The Appellate Court could have ended its opinion with the conclusion that the association did not owe a fiduciary duty to its members to disclose the filing of the lawsuit. Interestingly, the court did not stop at that point but went on to conclude that even if the association had owed a duty of disclosure, the association satisfied that duty with its disclosures of its dispute with the insurer. The court noted that the general duty of disclosure extends only to "material facts." In this case, the material fact relevant to the owners was the existence of a dispute with the insurance company and not the actual filing of a lawsuit. Mr. Ostayan had admitted receiving the three (3) written communications from the association concerning the dispute with the insurance carrier. Justice Mosk therefore concluded that "the association's disclosure of the dispute with the insurer was sufficient." With that disclosure by the association, Mr.
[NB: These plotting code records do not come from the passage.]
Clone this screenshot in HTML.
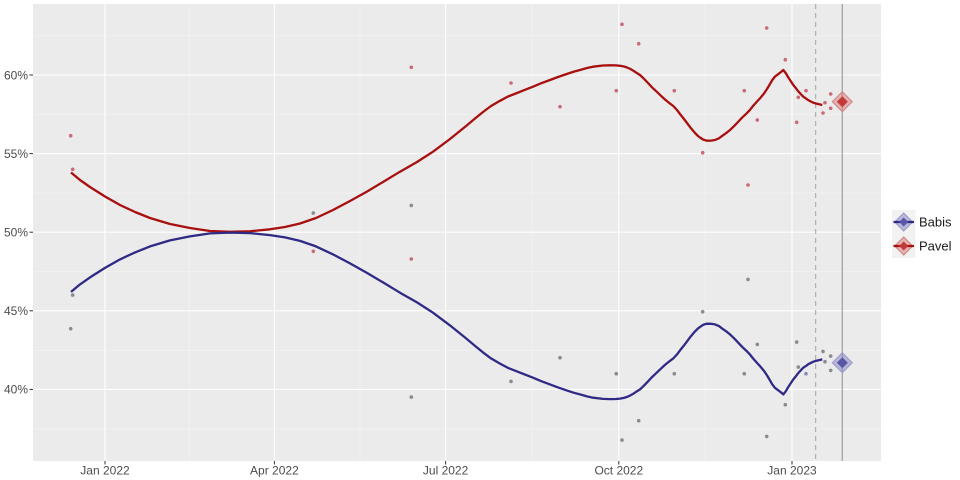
<!DOCTYPE html>
<html><head><meta charset="utf-8"><style>
html,body{margin:0;padding:0;background:#fff;}
svg{display:block;}
text{font-family:"Liberation Sans",sans-serif;}
</style></head><body>
<svg width="960" height="480" viewBox="0 0 960 480" xmlns="http://www.w3.org/2000/svg">
<rect x="0" y="0" width="960" height="480" fill="#fff"/>
<rect x="33" y="4" width="848" height="457" fill="#ebebeb"/>
<!-- minor grid -->
<g stroke="#fff" stroke-width="0.5" opacity="0.55">
<line x1="33" x2="881" y1="35.7" y2="35.7"/>
<line x1="33" x2="881" y1="114.3" y2="114.3"/>
<line x1="33" x2="881" y1="193" y2="193"/>
<line x1="33" x2="881" y1="271.6" y2="271.6"/>
<line x1="33" x2="881" y1="350.3" y2="350.3"/>
<line x1="33" x2="881" y1="429" y2="429"/>
<line y1="4" y2="461" x1="189.7" x2="189.7"/>
<line y1="4" y2="461" x1="360" x2="360"/>
<line y1="4" y2="461" x1="532" x2="532"/>
<line y1="4" y2="461" x1="705" x2="705"/>
</g>
<!-- major grid -->
<g stroke="#fff" stroke-width="1.1">
<line x1="33" x2="881" y1="75" y2="75"/>
<line x1="33" x2="881" y1="153.6" y2="153.6"/>
<line x1="33" x2="881" y1="232.2" y2="232.2"/>
<line x1="33" x2="881" y1="310.8" y2="310.8"/>
<line x1="33" x2="881" y1="389.4" y2="389.4"/>
<line y1="4" y2="461" x1="105" x2="105"/>
<line y1="4" y2="461" x1="274.4" x2="274.4"/>
<line y1="4" y2="461" x1="445.6" x2="445.6"/>
<line y1="4" y2="461" x1="618.8" x2="618.8"/>
<line y1="4" y2="461" x1="792" x2="792"/>
</g>
<!-- vertical markers -->
<line x1="815.7" x2="815.7" y1="4" y2="461" stroke="#a3a3a3" stroke-width="1" stroke-dasharray="5,4"/>
<line x1="842.3" x2="842.3" y1="4" y2="461" stroke="#a3a3a3" stroke-width="1.3"/>
<!-- points Pavel -->
<g fill="#c86a78">
<circle cx="70.7" cy="135.7" r="1.8"/>
<circle cx="72.7" cy="169.3" r="1.8"/>
<circle cx="313.3" cy="251.3" r="1.8"/>
<circle cx="411.3" cy="67.3" r="1.8"/>
<circle cx="411.3" cy="259" r="1.8"/>
<circle cx="511" cy="83" r="1.8"/>
<circle cx="560" cy="106.7" r="1.8"/>
<circle cx="616.3" cy="90.7" r="1.8"/>
<circle cx="622" cy="24.3" r="1.8"/>
<circle cx="638.7" cy="43.7" r="1.8"/>
<circle cx="674.3" cy="90.7" r="1.8"/>
<circle cx="702.7" cy="152.7" r="1.8"/>
<circle cx="744.3" cy="90.7" r="1.8"/>
<circle cx="748" cy="185" r="1.8"/>
<circle cx="757.3" cy="120" r="1.8"/>
<circle cx="766.7" cy="28" r="1.8"/>
<circle cx="785.3" cy="59.7" r="1.8"/>
<circle cx="796.7" cy="122.3" r="1.8"/>
<circle cx="798.3" cy="97.3" r="1.8"/>
<circle cx="806" cy="90.7" r="1.8"/>
<circle cx="823" cy="113" r="1.8"/>
<circle cx="825" cy="102.7" r="1.8"/>
<circle cx="830.7" cy="94" r="1.8"/>
<circle cx="830.7" cy="108.3" r="1.8"/>
</g>
<!-- points Babis -->
<g fill="#8a8a92">
<circle cx="70.7" cy="328.7" r="1.8"/>
<circle cx="72.7" cy="295.1" r="1.8"/>
<circle cx="313.3" cy="213.1" r="1.8"/>
<circle cx="411.3" cy="397.1" r="1.8"/>
<circle cx="411.3" cy="205.4" r="1.8"/>
<circle cx="511" cy="381.4" r="1.8"/>
<circle cx="560" cy="357.7" r="1.8"/>
<circle cx="616.3" cy="373.7" r="1.8"/>
<circle cx="622" cy="440.1" r="1.8"/>
<circle cx="638.7" cy="420.7" r="1.8"/>
<circle cx="674.3" cy="373.7" r="1.8"/>
<circle cx="702.7" cy="311.7" r="1.8"/>
<circle cx="744.3" cy="373.7" r="1.8"/>
<circle cx="748" cy="279.4" r="1.8"/>
<circle cx="757.3" cy="344.4" r="1.8"/>
<circle cx="766.7" cy="436.4" r="1.8"/>
<circle cx="785.3" cy="404.7" r="1.8"/>
<circle cx="796.7" cy="342.1" r="1.8"/>
<circle cx="798.3" cy="367.1" r="1.8"/>
<circle cx="806" cy="373.7" r="1.8" fill="#8a8ab8"/>
<circle cx="823" cy="351.4" r="1.8"/>
<circle cx="825" cy="361.7" r="1.8"/>
<circle cx="830.7" cy="370.4" r="1.8"/>
<circle cx="830.7" cy="356.1" r="1.8"/>
</g>
<!-- Pavel curve -->
<polyline fill="none" stroke="#a80f0f" stroke-width="2.3" stroke-linejoin="round" stroke-linecap="butt"
points="71,172.5 80,180 90,187 105,196.5 120,205 135,212 150,218 170,224 190,228 210,231 230,231.8 250,231.3 270,229.3 285,227 300,223.5 316,218 333,210 350,201 366.7,191.7 383,182 400,171.7 417,162 433,151.7 450,139 466.7,125.5 475,118.5 483,112 491,106 500,100.8 508,96.5 517,93 525,89.8 533,86.7 541,83.3 550,80 558,77 566.7,74 574,71.6 580,70 587,68 593,66.7 603,65.5 610,65.3 616,65.4 620,65.8 624,66.5 627,67.5 630,68.8 633,70.5 636,72.5 640,75 644,78.8 648,83 652,87.3 656.7,91.7 661,95.8 665,99.5 669,102.8 673.3,106 677,110 680,114 684,119 687,123 691,128.3 695,133 698,136 700,137.5 703,139.5 706.7,140.7 711,140.6 715,140 719,138.3 722,136 726,133.2 730,130 734,126.2 738,122 742,117.7 746.7,113.3 750,109.8 753,106 757,101.5 760,98.3 764,93.5 767,89 770,84 772,80.5 775,76.5 778,74.3 781,72 783.3,70 786,73.5 788,77 791,81.5 793.3,85 796,88.3 798,91 801,94.3 803.3,96.7 806,98.5 808,100 811,101.6 813.3,102.7 816,103.5 818,104 822.3,105"/>
<!-- Babis curve (mirror) -->
<polyline fill="none" stroke="#2f2a85" stroke-width="2.3" stroke-linejoin="round" stroke-linecap="butt"
points="71,291.9 80,284.4 90,277.4 105,267.9 120,259.4 135,252.4 150,246.4 170,240.4 190,236.4 210,233.4 230,232.6 250,233.1 270,235.1 285,237.4 300,240.9 316,246.4 333,254.4 350,263.4 366.7,272.7 383,282.4 400,292.7 417,302.4 433,312.7 450,325.4 466.7,338.9 475,345.9 483,352.4 491,358.4 500,363.6 508,367.9 517,371.4 525,374.6 533,377.7 541,381.1 550,384.4 558,387.4 566.7,390.4 574,392.8 580,394.4 587,396.4 593,397.7 603,398.9 610,399.1 616,399 620,398.6 624,397.9 627,396.9 630,395.6 633,393.9 636,391.9 640,389.4 644,385.6 648,381.4 652,377.1 656.7,372.7 661,368.6 665,364.9 669,361.6 673.3,358.4 677,354.4 680,350.4 684,345.4 687,341.4 691,336.1 695,331.4 698,328.4 700,326.9 703,324.9 706.7,323.7 711,323.8 715,324.4 719,326.1 722,328.4 726,331.2 730,334.4 734,338.2 738,342.4 742,346.7 746.7,351.1 750,354.6 753,358.4 757,362.9 760,366.1 764,370.9 767,375.4 770,380.4 772,383.9 775,387.9 778,390.1 781,392.4 783.3,394.4 786,390.9 788,387.4 791,382.9 793.3,379.4 796,376.1 798,373.4 801,370.1 803.3,367.7 806,365.9 808,364.4 811,362.8 813.3,361.7 816,360.9 818,360.4 822.3,359.4"/>
<!-- diamonds -->
<g>
<polygon points="842.3,91.7 852.3,101.7 842.3,111.7 832.3,101.7" fill="#d98080" fill-opacity="0.55" stroke="#d08080" stroke-width="1"/>
<polygon points="842.3,96.2 847.8,101.7 842.3,107.2 836.8,101.7" fill="#c43a3a"/>
<polygon points="842.3,352.7 852.3,362.7 842.3,372.7 832.3,362.7" fill="#8a88c4" fill-opacity="0.55" stroke="#9a98cc" stroke-width="1"/>
<polygon points="842.3,357.2 847.8,362.7 842.3,368.2 836.8,362.7" fill="#5a57a8"/>
</g>
<!-- axis ticks -->
<g stroke="#333" stroke-width="1">
<line x1="29.5" x2="33" y1="75" y2="75"/>
<line x1="29.5" x2="33" y1="153.6" y2="153.6"/>
<line x1="29.5" x2="33" y1="232.2" y2="232.2"/>
<line x1="29.5" x2="33" y1="310.8" y2="310.8"/>
<line x1="29.5" x2="33" y1="389.4" y2="389.4"/>
<line y1="461" y2="464.5" x1="105" x2="105"/>
<line y1="461" y2="464.5" x1="274.4" x2="274.4"/>
<line y1="461" y2="464.5" x1="445.6" x2="445.6"/>
<line y1="461" y2="464.5" x1="618.8" x2="618.8"/>
<line y1="461" y2="464.5" x1="792" x2="792"/>
</g>
<g font-size="12" fill="#4d4d4d" text-anchor="end">
<text x="28" y="79.3">60%</text>
<text x="28" y="157.9">55%</text>
<text x="28" y="236.5">50%</text>
<text x="28" y="315.1">45%</text>
<text x="28" y="393.7">40%</text>
</g>
<g font-size="12" fill="#4d4d4d" text-anchor="middle">
<text x="105" y="474.5">Jan 2022</text>
<text x="274.4" y="474.5">Apr 2022</text>
<text x="445.6" y="474.5">Jul 2022</text>
<text x="618.8" y="474.5">Oct 2022</text>
<text x="792" y="474.5">Jan 2023</text>
</g>
<!-- legend -->
<rect x="892" y="210" width="23.5" height="24" fill="#f2f2f2"/>
<rect x="892" y="234" width="23.5" height="24" fill="#f2f2f2"/>
<polygon points="903.7,213 912.7,222 903.7,231 894.7,222" fill="#8a88c4" fill-opacity="0.55" stroke="#9a98cc" stroke-width="1"/>
<line x1="893.5" x2="914" y1="222" y2="222" stroke="#2f2a85" stroke-width="2.3"/>
<polygon points="903.7,217.5 908.2,222 903.7,226.5 899.2,222" fill="#5a57a8"/>
<polygon points="903.7,237 912.7,246 903.7,255 894.7,246" fill="#d98080" fill-opacity="0.55" stroke="#d08080" stroke-width="1"/>
<line x1="893.5" x2="914" y1="246" y2="246" stroke="#a80f0f" stroke-width="2.3"/>
<polygon points="903.7,241.5 908.2,246 903.7,250.5 899.2,246" fill="#c43a3a"/>
<g font-size="13" fill="#1a1a1a">
<text x="919" y="226.7">Babis</text>
<text x="919" y="250.7">Pavel</text>
</g>
</svg>
</body></html>
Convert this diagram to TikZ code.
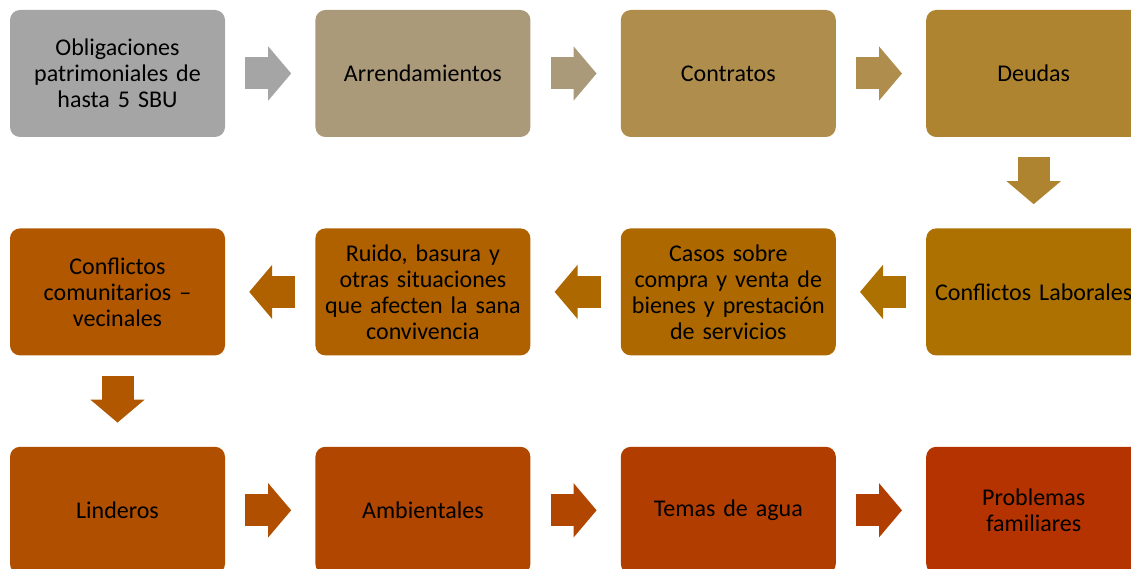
\documentclass[tikz,border=0pt]{standalone}
\usepackage{fontspec}
\setmainfont{Carlito}[WordSpace=0.7]
\usetikzlibrary{arrows.meta,positioning}
\definecolor{stepA}{HTML}{A5A5A5}
\definecolor{stepB}{HTML}{AA9A7A}
\definecolor{stepC}{HTML}{AF8E4D}
\definecolor{stepD}{HTML}{AE8430}
\definecolor{stepE}{HTML}{AC7100}
\definecolor{stepF}{HTML}{AD6900}
\definecolor{stepG}{HTML}{AF6100}
\definecolor{stepH}{HTML}{B05700}
\definecolor{stepI}{HTML}{B04F00}
\definecolor{stepJ}{HTML}{B14600}
\definecolor{stepK}{HTML}{B23D00}
\definecolor{stepL}{HTML}{B53300}
\tikzset{%
    >={Triangle[width=53pt,length=23pt]},
    base/.style = {
        rectangle, rounded corners=10pt, minimum width=215pt,
        minimum height=127pt, text width=212pt, inner sep=0pt,
        align=center, font=\fontsize{24}{26}\selectfont
    },
    stepBox/.style = {base, fill=#1},
    flow/.style = {draw=#1, line width=32pt, ->, shorten <=20pt, shorten >=24pt},
}

\begin{document}
\begin{tikzpicture}[node distance=91pt and 90pt]
    \useasboundingbox (0,0) rectangle (1131pt,-569pt);
        % Nodes position
        \node (oblig)        [stepBox=stepA] at (117.5pt,-73.5pt)
                                {Obligaciones\\patrimoniales de\\hasta 5 SBU};
        \node (arrend)       [stepBox=stepB, right=of oblig]
                                {Arrendamientos};
        \node (contratos)    [stepBox=stepC, right=of arrend]
                                {Contratos};
        \node (deudas)       [stepBox=stepD, right=of contratos]
                                {Deudas};

        \node (laborales)    [stepBox=stepE, below=of deudas]
                                {\makebox[212pt]{Conflictos Laborales}};
        \node (compraVenta)  [stepBox=stepF, left=of laborales]
                                {Casos sobre\\compra y venta de\\bienes y prestación\\de servicios};
        \node (ruido)        [stepBox=stepG, left=of compraVenta]
                                {Ruido, basura y\\otras situaciones\\que afecten la sana\\convivencia};
        \node (comunitarios) [stepBox=stepH, left=of ruido]
                                {Conflictos\\comunitarios –\\vecinales};

        \node (linderos)     [stepBox=stepI, below=of comunitarios]
                                {Linderos};
        \node (ambientales)  [stepBox=stepJ, right=of linderos]
                                {Ambientales};
        \node (agua)         [stepBox=stepK, right=of ambientales]
                                {Temas de agua};
        \node (familiares)   [stepBox=stepL, right=of agua]
                                {Problemas\\familiares};

        % Arrow specification
        \draw[flow=stepA]        (oblig) -- (arrend);
        \draw[flow=stepB]       (arrend) -- (contratos);
        \draw[flow=stepC]    (contratos) -- (deudas);
        \draw[flow=stepD]       (deudas) -- (laborales);
        \draw[flow=stepE]    (laborales) -- (compraVenta);
        \draw[flow=stepF]  (compraVenta) -- (ruido);
        \draw[flow=stepG]        (ruido) -- (comunitarios);
        \draw[flow=stepH] (comunitarios) -- (linderos);
        \draw[flow=stepI]     (linderos) -- (ambientales);
        \draw[flow=stepJ]  (ambientales) -- (agua);
        \draw[flow=stepK]         (agua) -- (familiares);
\end{tikzpicture}
\end{document}
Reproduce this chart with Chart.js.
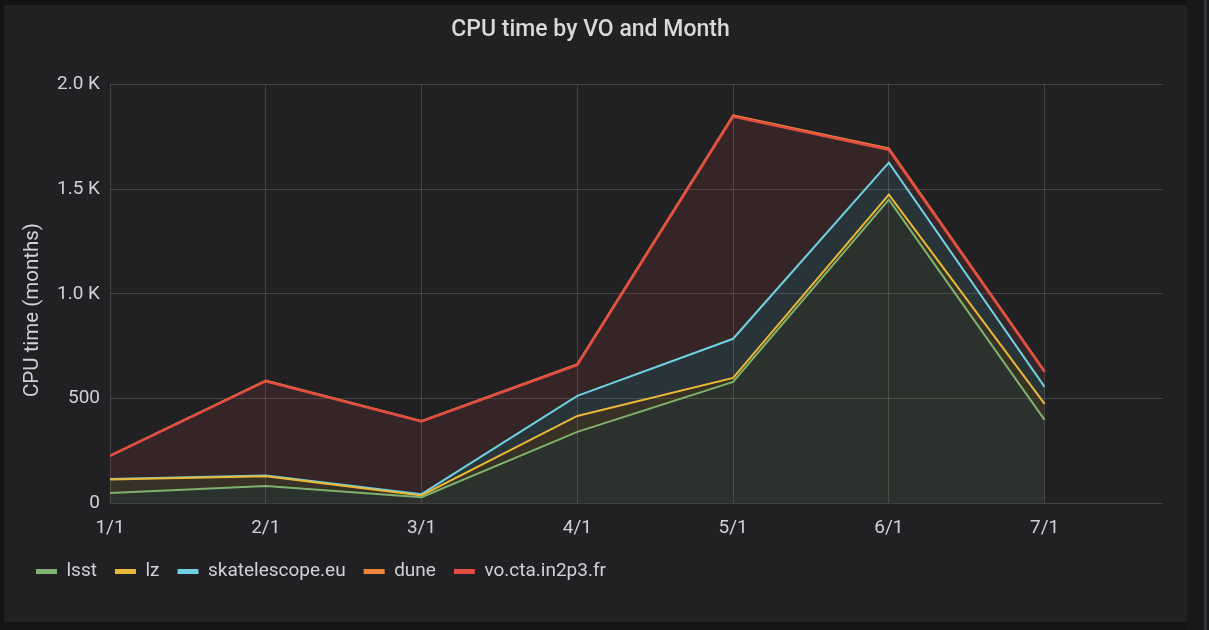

Ostayan had his own responsibility to investigate and become knowledgeable as to the precise nature, scope, and status of the dispute.
CONCLUSION
I find that there are many misconceptions regarding the proper functioning of community associations. Such misconceptions all too often extend from the general public to elected officials and even to our court system. It is refreshing to see a well written Appellate Court decision which, in my opinion, does an excellent job of recognizing the complexity involved in running a community association and keeping the roles of the association and the individual members in proper perspective.